The Adventures of Cranky Old Guy

I don’t lead a particularly exciting life.  One might even say it’s mild mannered.  I tend to be hanging around the house on nights when people who know how to have fun, or at least make an effort to have fun, are out and about.  When that fun-seeking overflows into my neighborhood late at night, I’m there to bear witness.  When that fun endangers themselves, or violates other people’s rights, or is just a little bit rowdy, I am there to take action.  I call the police.  I am cranky old guy.

I am not really that old, but calling the cops because kids are doing donuts in the snow in the parking lot of the school that sits behind our house is something that makes you old.  I’m acting like a cranky old guy, so I become that–cranky old guy.  It’s like if I was acting gay, by dating other men, people would say I’m gay. So I won’t argue if they say I’m a cranky old guy.

Our house was the first one built in this phase of the subdivision, and so the surrounding neighborhoods were accustomed to using this space as a play and adventure area.  Once we moved in, kids were playing all around us like they owned the place.  They built forts, crossed our lawn, and looked at me like I shouldn’t be there.  So I stared back.  I glared like an old crank in spite of being 35 and bearing an otherwise pleasant countenance.  Had things been different, I might have been their friend and a place of refuge.  I could have taught them colorful phrases to add to their conversations. Instead they shot holes in the vinyl siding with a BB gun.
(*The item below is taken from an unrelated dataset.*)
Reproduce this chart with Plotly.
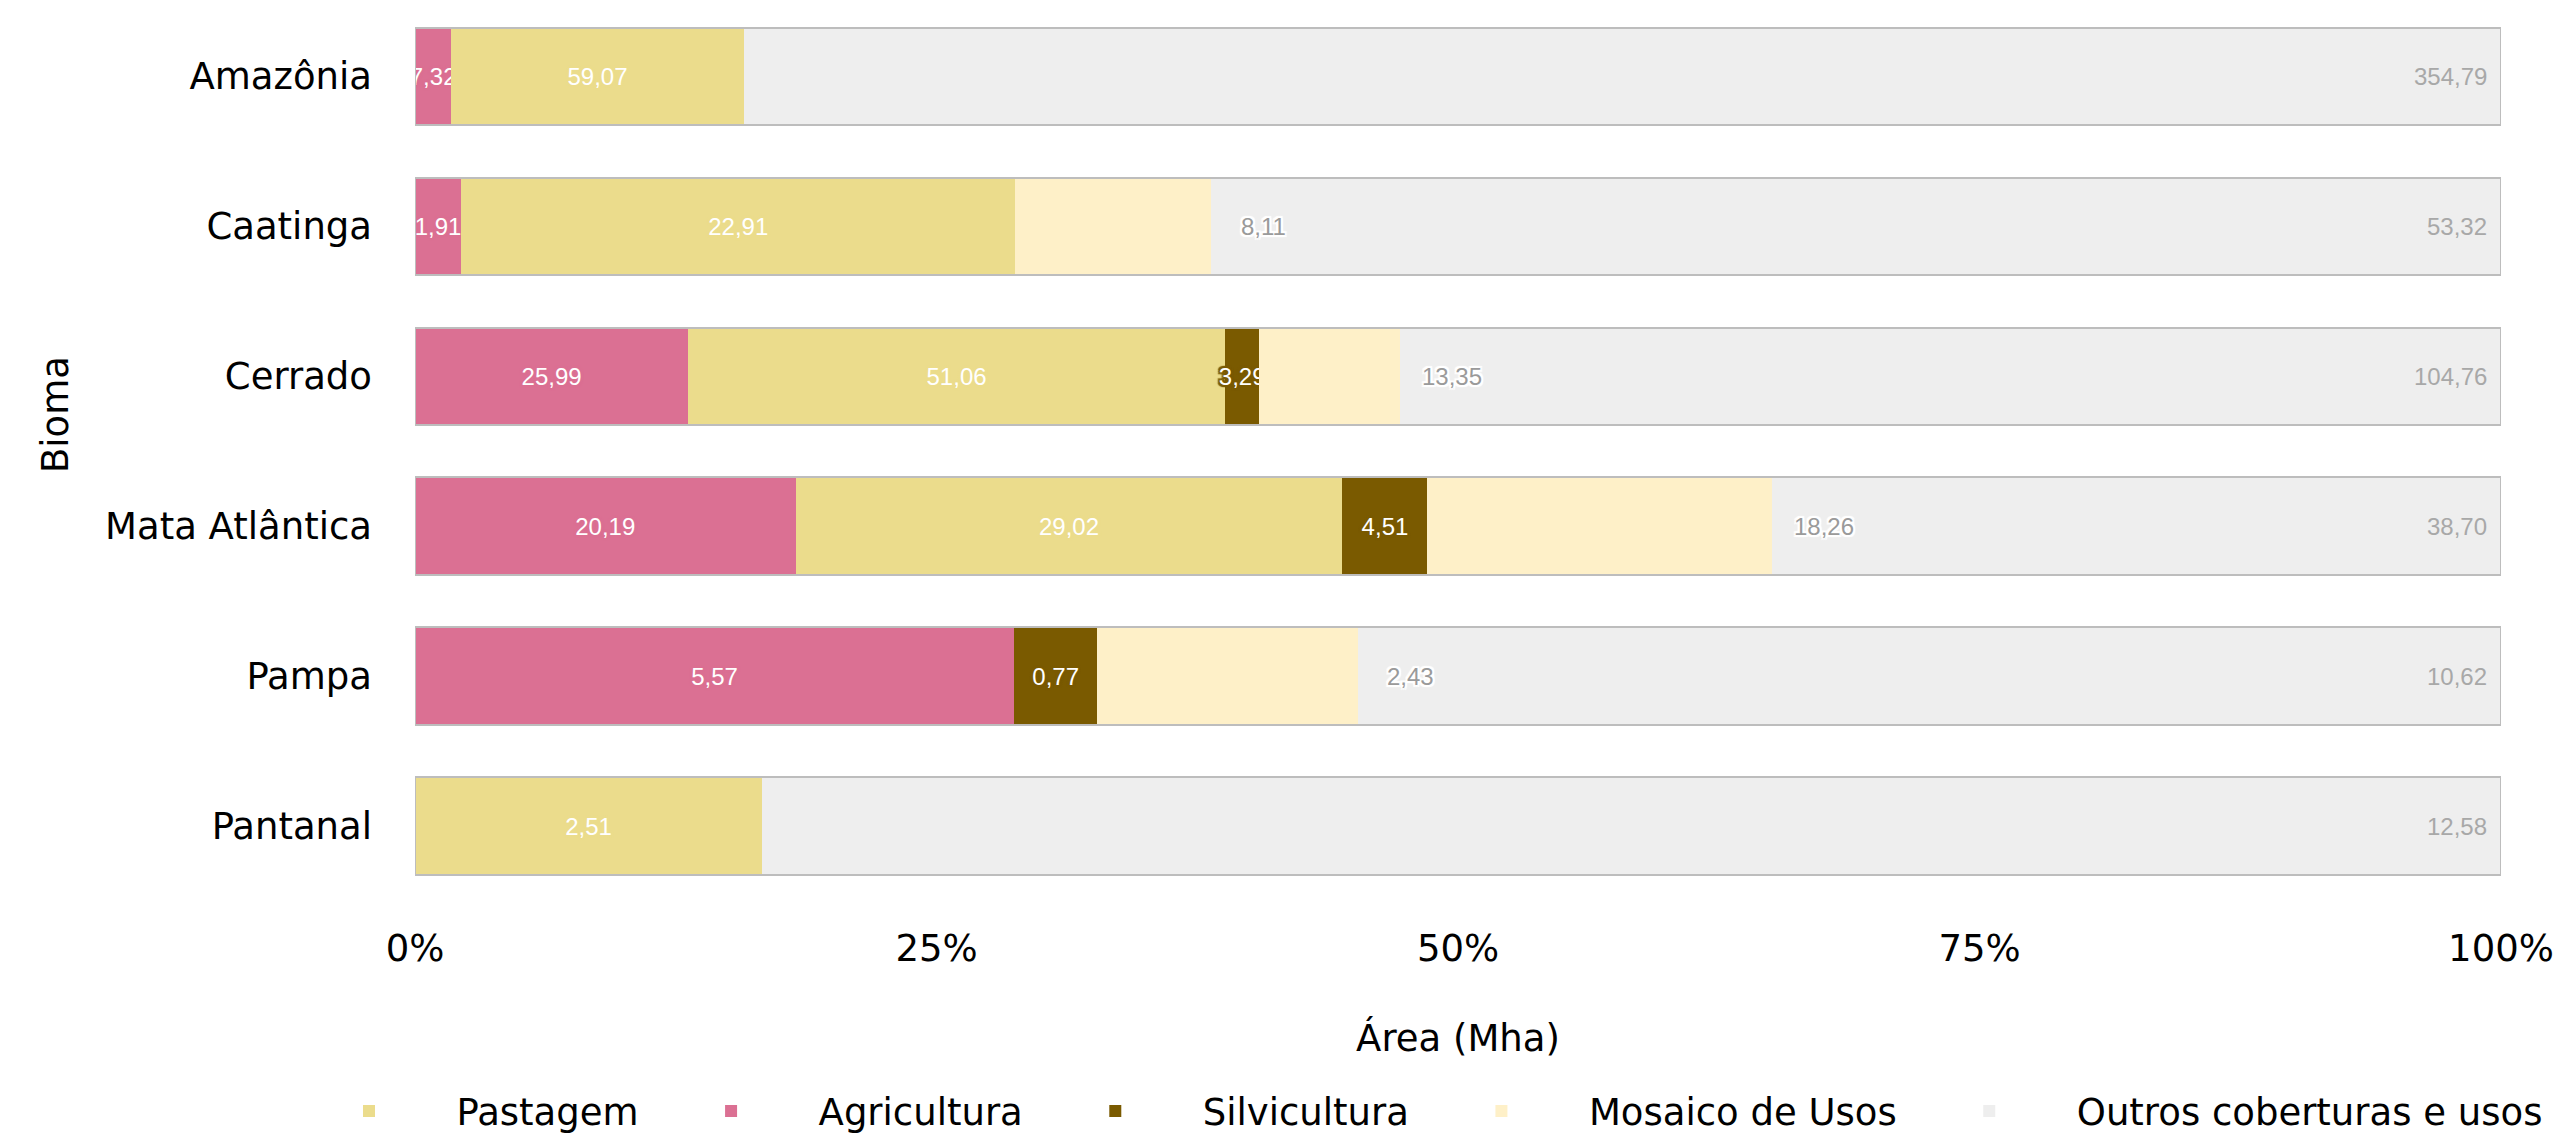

It wasn’t an outright war, just a lack of respect for my space.  The most annoying incident was on a cold winter’s night in February.  At 2 a.m. on a Sunday morning, our doorbell rang. The dog went berserk, but nothing seemed otherwise out of sorts.  Five minutes later, the doorbell rings again.  This happened a third time as well.  Each time I thought I saw shadowy figures behind a snow bank in the cul-de-sac, and I donned some winter clothes to give chase.  The prevailing question was: “What will I do if I catch them?”

Since that time, I have made a point of calling the police whenever there is suspicious activity of any kind, even down to two people parked in the school parking lot at midnight.  It doesn’t seem quite right to me, but it seems like a duty that someone has to do.  If young people are allowed to enjoy themselves to excess, completely unchecked and without restraint, they will never learn the limits of polite behavior in society.  They have to be reminded that there are spoil-sports everywhere.

So it was the other night, a Saturday night, at around midnight that I was sitting in my house doing nothing of particular importance when a car full of young men drove at high speed around our cul-de-sac.  They did at least five laps with the tires straining to hold them on the road, and arms waving out of the windows.  They were having fun.  That was not going to happen on my watch.  I don’t care that it was the first weekend after school let out.  It’s a long summer, and you have to learn to pace yourself.  I ran out the door, but they were speeding up the street before I could get a glimpse of the license plate.

They returned a few minutes later.  I wasn’t any more prepared than the first time, but I reacted more quickly because I recognized the sound.  I bolted out of my door in my bare feet and ran at the car.  It accelerated up the street, and I sprinted after it. I could only get the first letter of the license plate, “E”, and that was all.

They did not return, so I’d like to think it’s because they realized there is a cranky old guy who lives on this street, a guy that is willing to go all the way and do whatever it takes to stop rowdy behavior past curfew, as long as “whatever it takes” consists of calling the police.  The rest of the street can sleep comfortably in their beds.  Cranky old guy is on duty.